George Selgin recently quoted Keynes, from late 1933:

“Rising output and rising incomes will suffer a set-back sooner or later if the quantity of money is rigidly fixed. Some people seem to infer from this that output and income can be raised by increasing the quantity of money. But this is like trying to get fat by buying a larger belt. In the United States to-day your belt is plenty big enough for your belly. It is a most misleading thing to stress the quantity of money, which is only a limiting factor, rather than the volume of expenditure, which is the operative factor.”

And then George made this curious request:

This near the very bottom of the Great Depression. Perhaps Keynes was wrong then. But is there not a strong case to be made, nevertheless, that the recent rounds of QE were, what with all that heaping-up of excess reserves, just so much unhelpful belt-loosening?

What say ye, my Market Monetarist friends?

Not quite sure what to make of this, as I seriously doubt that George is trying to defend Keynes’ odd views on liquidity traps. But let’s start with the letter itself (one I’ve often quoted over the years.) The letter was dated December 16, 1933, and was a critique of FDR’s gold-buying program. The first thing to emphasize is that the gold-buying program was not QE. Quantitative easing was the policy of Herbert Hoover in 1932. The monetary base was $8.41 billion in March 1933, right before the dollar was devalued, and $8.41 billion in February 1934, the first month after the dollar was re-fixed to gold (at $35/ounce.) So the program that Keynes was criticizing was clearly not QE. Why then did Keynes consider it QE?

I can only speculate, but perhaps professional jealousy played a role. The dollar depreciation program was both highly successful, and it was widely seen as enacting the preferred policies of Irving Fisher and George Warren. Keynes initially favored dollar depreciation, but turned against it later in the year. He preferred fiscal stimulus. Since Fisher was widely viewed as a quantity theorist, perhaps Keynes assumed that Fisher’s program was designed to work by increasing the quantity of money. But that was not the case.

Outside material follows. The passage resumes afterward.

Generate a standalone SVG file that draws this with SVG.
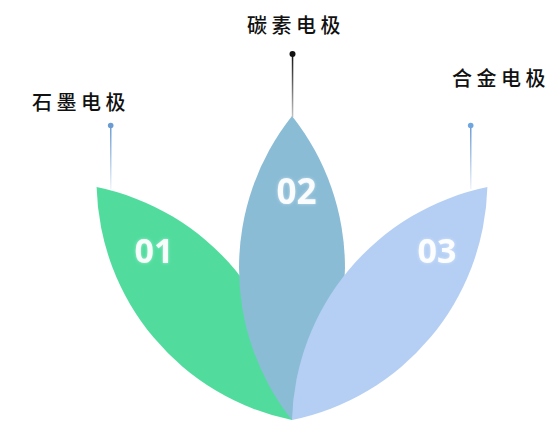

Is QE a good policy today? Compared to what? Surely it’s a lousy way of achieving higher aggregate demand; NGDP level targeting is far simpler. But if central banks insist on such a clumsy, roundabout method, then it’s worth contrasting their actions with “not QE.” And there is lots of evidence that QE is marginally better than not QE. I put the most weight on strongly positive market reactions to QE announcements. But for those that prefer actual macro data, Japanese inflation has risen since their QE was adopted in 2013, and the US has done far better in terms of both inflation and NGDP growth that the eurozone, which refrained from QE.

Dollar devaluation under FDR did much better than QE under Hoover for exactly the same reason that NGDP targeting would be much better than QE today.

So do market monetarists favor QE? It depends what you mean by “favor.”